Brief
In your copy, leave out the pictures; write out all the data exactly.
:: Materials provided ::
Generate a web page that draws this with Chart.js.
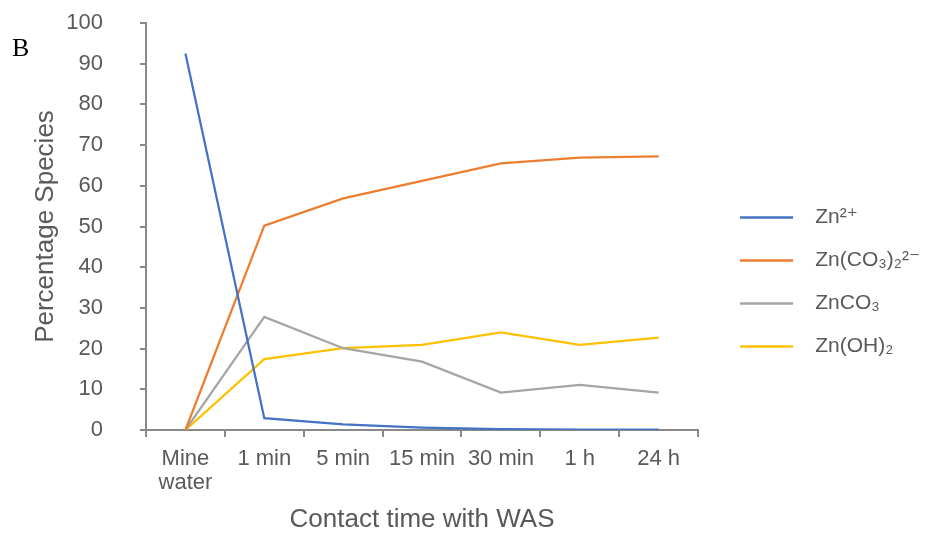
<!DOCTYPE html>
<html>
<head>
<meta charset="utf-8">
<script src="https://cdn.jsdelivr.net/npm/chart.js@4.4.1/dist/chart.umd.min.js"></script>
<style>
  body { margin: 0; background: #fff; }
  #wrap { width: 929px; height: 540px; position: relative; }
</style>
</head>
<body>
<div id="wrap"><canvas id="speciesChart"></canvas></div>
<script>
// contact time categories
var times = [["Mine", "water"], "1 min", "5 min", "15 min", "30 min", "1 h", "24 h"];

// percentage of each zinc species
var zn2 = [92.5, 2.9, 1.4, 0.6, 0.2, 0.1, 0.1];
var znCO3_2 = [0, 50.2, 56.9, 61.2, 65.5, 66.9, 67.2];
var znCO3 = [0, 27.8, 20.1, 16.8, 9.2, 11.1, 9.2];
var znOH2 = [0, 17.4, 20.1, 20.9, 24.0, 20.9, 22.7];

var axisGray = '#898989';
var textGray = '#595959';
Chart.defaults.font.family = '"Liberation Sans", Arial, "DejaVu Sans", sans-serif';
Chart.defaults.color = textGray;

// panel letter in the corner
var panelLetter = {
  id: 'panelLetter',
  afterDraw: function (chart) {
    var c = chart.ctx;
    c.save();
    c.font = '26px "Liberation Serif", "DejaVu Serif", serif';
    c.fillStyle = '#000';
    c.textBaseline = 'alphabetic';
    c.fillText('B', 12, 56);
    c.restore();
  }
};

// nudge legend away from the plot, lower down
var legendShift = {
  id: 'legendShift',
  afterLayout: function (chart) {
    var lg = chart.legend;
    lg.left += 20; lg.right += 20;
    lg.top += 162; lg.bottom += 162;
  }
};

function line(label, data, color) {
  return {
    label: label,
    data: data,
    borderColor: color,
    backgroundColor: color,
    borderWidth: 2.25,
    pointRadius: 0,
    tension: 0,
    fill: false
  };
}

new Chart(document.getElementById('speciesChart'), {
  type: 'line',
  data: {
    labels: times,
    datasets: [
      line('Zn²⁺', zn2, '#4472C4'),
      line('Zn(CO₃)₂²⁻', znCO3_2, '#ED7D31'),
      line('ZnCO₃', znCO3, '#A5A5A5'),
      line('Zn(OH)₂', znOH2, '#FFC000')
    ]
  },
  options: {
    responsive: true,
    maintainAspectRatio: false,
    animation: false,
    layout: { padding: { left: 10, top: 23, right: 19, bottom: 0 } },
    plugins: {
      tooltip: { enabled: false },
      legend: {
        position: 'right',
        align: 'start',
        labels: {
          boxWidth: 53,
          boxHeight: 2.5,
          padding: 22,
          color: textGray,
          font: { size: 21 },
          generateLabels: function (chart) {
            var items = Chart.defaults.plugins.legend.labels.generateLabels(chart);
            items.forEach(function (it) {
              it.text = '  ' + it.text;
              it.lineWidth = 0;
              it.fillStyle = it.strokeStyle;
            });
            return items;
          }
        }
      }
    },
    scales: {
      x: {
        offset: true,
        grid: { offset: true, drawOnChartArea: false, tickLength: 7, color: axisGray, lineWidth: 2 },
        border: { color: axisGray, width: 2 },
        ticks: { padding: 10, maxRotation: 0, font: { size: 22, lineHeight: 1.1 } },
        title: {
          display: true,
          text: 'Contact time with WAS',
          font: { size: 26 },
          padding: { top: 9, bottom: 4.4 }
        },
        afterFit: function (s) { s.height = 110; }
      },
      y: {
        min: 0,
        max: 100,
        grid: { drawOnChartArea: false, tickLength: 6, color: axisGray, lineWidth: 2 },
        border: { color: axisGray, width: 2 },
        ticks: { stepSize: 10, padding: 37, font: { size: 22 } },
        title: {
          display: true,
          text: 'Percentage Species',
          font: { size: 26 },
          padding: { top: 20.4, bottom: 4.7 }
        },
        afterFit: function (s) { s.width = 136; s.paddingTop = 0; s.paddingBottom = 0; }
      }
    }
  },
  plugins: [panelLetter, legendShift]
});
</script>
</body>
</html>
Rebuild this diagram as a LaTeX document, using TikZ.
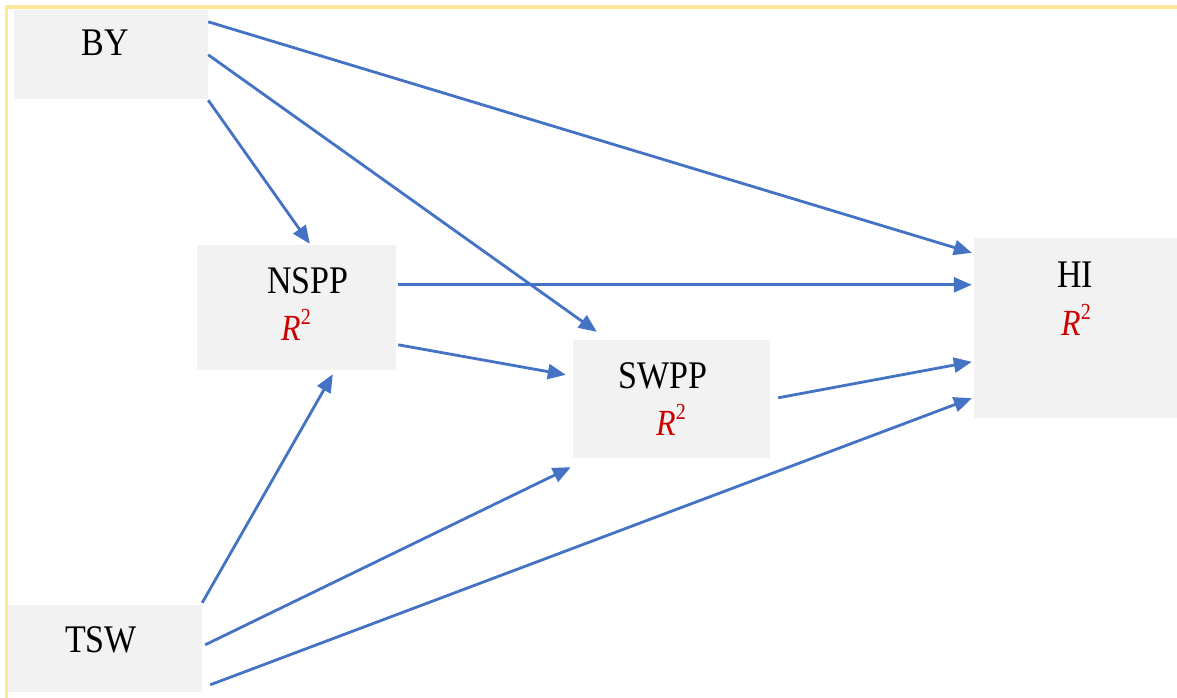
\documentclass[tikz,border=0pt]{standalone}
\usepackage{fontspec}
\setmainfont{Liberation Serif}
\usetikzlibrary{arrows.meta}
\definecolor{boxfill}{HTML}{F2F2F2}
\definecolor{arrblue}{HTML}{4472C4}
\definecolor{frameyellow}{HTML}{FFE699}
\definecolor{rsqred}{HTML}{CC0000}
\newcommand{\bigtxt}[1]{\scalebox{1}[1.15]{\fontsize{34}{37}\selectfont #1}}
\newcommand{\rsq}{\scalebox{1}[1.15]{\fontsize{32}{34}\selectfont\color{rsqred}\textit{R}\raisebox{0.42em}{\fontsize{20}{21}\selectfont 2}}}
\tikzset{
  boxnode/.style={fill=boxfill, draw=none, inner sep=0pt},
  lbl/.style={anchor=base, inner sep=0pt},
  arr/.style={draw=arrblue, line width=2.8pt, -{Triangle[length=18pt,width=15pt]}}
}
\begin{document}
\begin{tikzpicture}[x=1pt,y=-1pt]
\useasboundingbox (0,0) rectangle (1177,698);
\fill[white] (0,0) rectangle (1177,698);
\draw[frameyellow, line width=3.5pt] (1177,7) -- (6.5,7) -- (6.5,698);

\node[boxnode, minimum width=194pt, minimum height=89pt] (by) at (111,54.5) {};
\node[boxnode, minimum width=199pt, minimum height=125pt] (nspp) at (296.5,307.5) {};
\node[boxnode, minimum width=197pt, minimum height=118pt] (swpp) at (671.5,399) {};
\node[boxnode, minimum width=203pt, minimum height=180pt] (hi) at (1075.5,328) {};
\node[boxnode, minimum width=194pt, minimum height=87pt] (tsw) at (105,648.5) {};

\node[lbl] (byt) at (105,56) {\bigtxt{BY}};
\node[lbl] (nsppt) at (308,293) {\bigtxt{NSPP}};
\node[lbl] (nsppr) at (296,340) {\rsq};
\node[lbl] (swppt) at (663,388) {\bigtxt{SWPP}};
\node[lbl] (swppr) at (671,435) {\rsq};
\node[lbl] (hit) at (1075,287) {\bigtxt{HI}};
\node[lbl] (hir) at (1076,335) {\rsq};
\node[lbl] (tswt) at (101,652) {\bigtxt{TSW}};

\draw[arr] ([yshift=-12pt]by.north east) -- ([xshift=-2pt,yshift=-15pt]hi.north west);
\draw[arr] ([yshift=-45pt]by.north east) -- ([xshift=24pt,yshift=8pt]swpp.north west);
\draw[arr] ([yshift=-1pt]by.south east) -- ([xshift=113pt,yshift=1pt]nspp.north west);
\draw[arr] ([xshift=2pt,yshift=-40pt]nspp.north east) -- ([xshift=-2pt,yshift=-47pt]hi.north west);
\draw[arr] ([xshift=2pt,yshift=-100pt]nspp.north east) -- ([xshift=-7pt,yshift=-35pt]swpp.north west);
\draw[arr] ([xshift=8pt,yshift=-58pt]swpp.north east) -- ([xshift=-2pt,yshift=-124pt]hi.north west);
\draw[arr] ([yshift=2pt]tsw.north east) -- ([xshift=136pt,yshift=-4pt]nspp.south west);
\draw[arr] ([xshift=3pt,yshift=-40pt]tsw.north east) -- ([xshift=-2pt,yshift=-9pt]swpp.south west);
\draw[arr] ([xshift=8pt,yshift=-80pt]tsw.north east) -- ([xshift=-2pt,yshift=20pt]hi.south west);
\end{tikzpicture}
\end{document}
:::
The response
Generate a web page that draws this with Chart.js.
<!DOCTYPE html>
<html>
<head>
<meta charset="utf-8">
<script src="https://cdn.jsdelivr.net/npm/chart.js@4.4.1/dist/chart.umd.min.js"></script>
<style>
  body { margin: 0; background: #fff; }
  #wrap { width: 929px; height: 540px; position: relative; }
</style>
</head>
<body>
<div id="wrap"><canvas id="speciesChart"></canvas></div>
<script>
// contact time categories
var times = [["Mine", "water"], "1 min", "5 min", "15 min", "30 min", "1 h", "24 h"];

// percentage of each zinc species
var zn2 = [92.5, 2.9, 1.4, 0.6, 0.2, 0.1, 0.1];
var znCO3_2 = [0, 50.2, 56.9, 61.2, 65.5, 66.9, 67.2];
var znCO3 = [0, 27.8, 20.1, 16.8, 9.2, 11.1, 9.2];
var znOH2 = [0, 17.4, 20.1, 20.9, 24.0, 20.9, 22.7];

var axisGray = '#898989';
var textGray = '#595959';
Chart.defaults.font.family = '"Liberation Sans", Arial, "DejaVu Sans", sans-serif';
Chart.defaults.color = textGray;

// panel letter in the corner
var panelLetter = {
  id: 'panelLetter',
  afterDraw: function (chart) {
    var c = chart.ctx;
    c.save();
    c.font = '26px "Liberation Serif", "DejaVu Serif", serif';
    c.fillStyle = '#000';
    c.textBaseline = 'alphabetic';
    c.fillText('B', 12, 56);
    c.restore();
  }
};

// nudge legend away from the plot, lower down
var legendShift = {
  id: 'legendShift',
  afterLayout: function (chart) {
    var lg = chart.legend;
    lg.left += 20; lg.right += 20;
    lg.top += 162; lg.bottom += 162;
  }
};

function line(label, data, color) {
  return {
    label: label,
    data: data,
    borderColor: color,
    backgroundColor: color,
    borderWidth: 2.25,
    pointRadius: 0,
    tension: 0,
    fill: false
  };
}

new Chart(document.getElementById('speciesChart'), {
  type: 'line',
  data: {
    labels: times,
    datasets: [
      line('Zn²⁺', zn2, '#4472C4'),
      line('Zn(CO₃)₂²⁻', znCO3_2, '#ED7D31'),
      line('ZnCO₃', znCO3, '#A5A5A5'),
      line('Zn(OH)₂', znOH2, '#FFC000')
    ]
  },
  options: {
    responsive: true,
    maintainAspectRatio: false,
    animation: false,
    layout: { padding: { left: 10, top: 23, right: 19, bottom: 0 } },
    plugins: {
      tooltip: { enabled: false },
      legend: {
        position: 'right',
        align: 'start',
        labels: {
          boxWidth: 53,
          boxHeight: 2.5,
          padding: 22,
          color: textGray,
          font: { size: 21 },
          generateLabels: function (chart) {
            var items = Chart.defaults.plugins.legend.labels.generateLabels(chart);
            items.forEach(function (it) {
              it.text = '  ' + it.text;
              it.lineWidth = 0;
              it.fillStyle = it.strokeStyle;
            });
            return items;
          }
        }
      }
    },
    scales: {
      x: {
        offset: true,
        grid: { offset: true, drawOnChartArea: false, tickLength: 7, color: axisGray, lineWidth: 2 },
        border: { color: axisGray, width: 2 },
        ticks: { padding: 10, maxRotation: 0, font: { size: 22, lineHeight: 1.1 } },
        title: {
          display: true,
          text: 'Contact time with WAS',
          font: { size: 26 },
          padding: { top: 9, bottom: 4.4 }
        },
        afterFit: function (s) { s.height = 110; }
      },
      y: {
        min: 0,
        max: 100,
        grid: { drawOnChartArea: false, tickLength: 6, color: axisGray, lineWidth: 2 },
        border: { color: axisGray, width: 2 },
        ticks: { stepSize: 10, padding: 37, font: { size: 22 } },
        title: {
          display: true,
          text: 'Percentage Species',
          font: { size: 26 },
          padding: { top: 20.4, bottom: 4.7 }
        },
        afterFit: function (s) { s.width = 136; s.paddingTop = 0; s.paddingBottom = 0; }
      }
    }
  },
  plugins: [panelLetter, legendShift]
});
</script>
</body>
</html>
Rebuild this diagram as a LaTeX document, using TikZ.
\documentclass[tikz,border=0pt]{standalone}
\usepackage{fontspec}
\setmainfont{Liberation Serif}
\usetikzlibrary{arrows.meta}
\definecolor{boxfill}{HTML}{F2F2F2}
\definecolor{arrblue}{HTML}{4472C4}
\definecolor{frameyellow}{HTML}{FFE699}
\definecolor{rsqred}{HTML}{CC0000}
\newcommand{\bigtxt}[1]{\scalebox{1}[1.15]{\fontsize{34}{37}\selectfont #1}}
\newcommand{\rsq}{\scalebox{1}[1.15]{\fontsize{32}{34}\selectfont\color{rsqred}\textit{R}\raisebox{0.42em}{\fontsize{20}{21}\selectfont 2}}}
\tikzset{
  boxnode/.style={fill=boxfill, draw=none, inner sep=0pt},
  lbl/.style={anchor=base, inner sep=0pt},
  arr/.style={draw=arrblue, line width=2.8pt, -{Triangle[length=18pt,width=15pt]}}
}
\begin{document}
\begin{tikzpicture}[x=1pt,y=-1pt]
\useasboundingbox (0,0) rectangle (1177,698);
\fill[white] (0,0) rectangle (1177,698);
\draw[frameyellow, line width=3.5pt] (1177,7) -- (6.5,7) -- (6.5,698);

\node[boxnode, minimum width=194pt, minimum height=89pt] (by) at (111,54.5) {};
\node[boxnode, minimum width=199pt, minimum height=125pt] (nspp) at (296.5,307.5) {};
\node[boxnode, minimum width=197pt, minimum height=118pt] (swpp) at (671.5,399) {};
\node[boxnode, minimum width=203pt, minimum height=180pt] (hi) at (1075.5,328) {};
\node[boxnode, minimum width=194pt, minimum height=87pt] (tsw) at (105,648.5) {};

\node[lbl] (byt) at (105,56) {\bigtxt{BY}};
\node[lbl] (nsppt) at (308,293) {\bigtxt{NSPP}};
\node[lbl] (nsppr) at (296,340) {\rsq};
\node[lbl] (swppt) at (663,388) {\bigtxt{SWPP}};
\node[lbl] (swppr) at (671,435) {\rsq};
\node[lbl] (hit) at (1075,287) {\bigtxt{HI}};
\node[lbl] (hir) at (1076,335) {\rsq};
\node[lbl] (tswt) at (101,652) {\bigtxt{TSW}};

\draw[arr] ([yshift=-12pt]by.north east) -- ([xshift=-2pt,yshift=-15pt]hi.north west);
\draw[arr] ([yshift=-45pt]by.north east) -- ([xshift=24pt,yshift=8pt]swpp.north west);
\draw[arr] ([yshift=-1pt]by.south east) -- ([xshift=113pt,yshift=1pt]nspp.north west);
\draw[arr] ([xshift=2pt,yshift=-40pt]nspp.north east) -- ([xshift=-2pt,yshift=-47pt]hi.north west);
\draw[arr] ([xshift=2pt,yshift=-100pt]nspp.north east) -- ([xshift=-7pt,yshift=-35pt]swpp.north west);
\draw[arr] ([xshift=8pt,yshift=-58pt]swpp.north east) -- ([xshift=-2pt,yshift=-124pt]hi.north west);
\draw[arr] ([yshift=2pt]tsw.north east) -- ([xshift=136pt,yshift=-4pt]nspp.south west);
\draw[arr] ([xshift=3pt,yshift=-40pt]tsw.north east) -- ([xshift=-2pt,yshift=-9pt]swpp.south west);
\draw[arr] ([xshift=8pt,yshift=-80pt]tsw.north east) -- ([xshift=-2pt,yshift=20pt]hi.south west);
\end{tikzpicture}
\end{document}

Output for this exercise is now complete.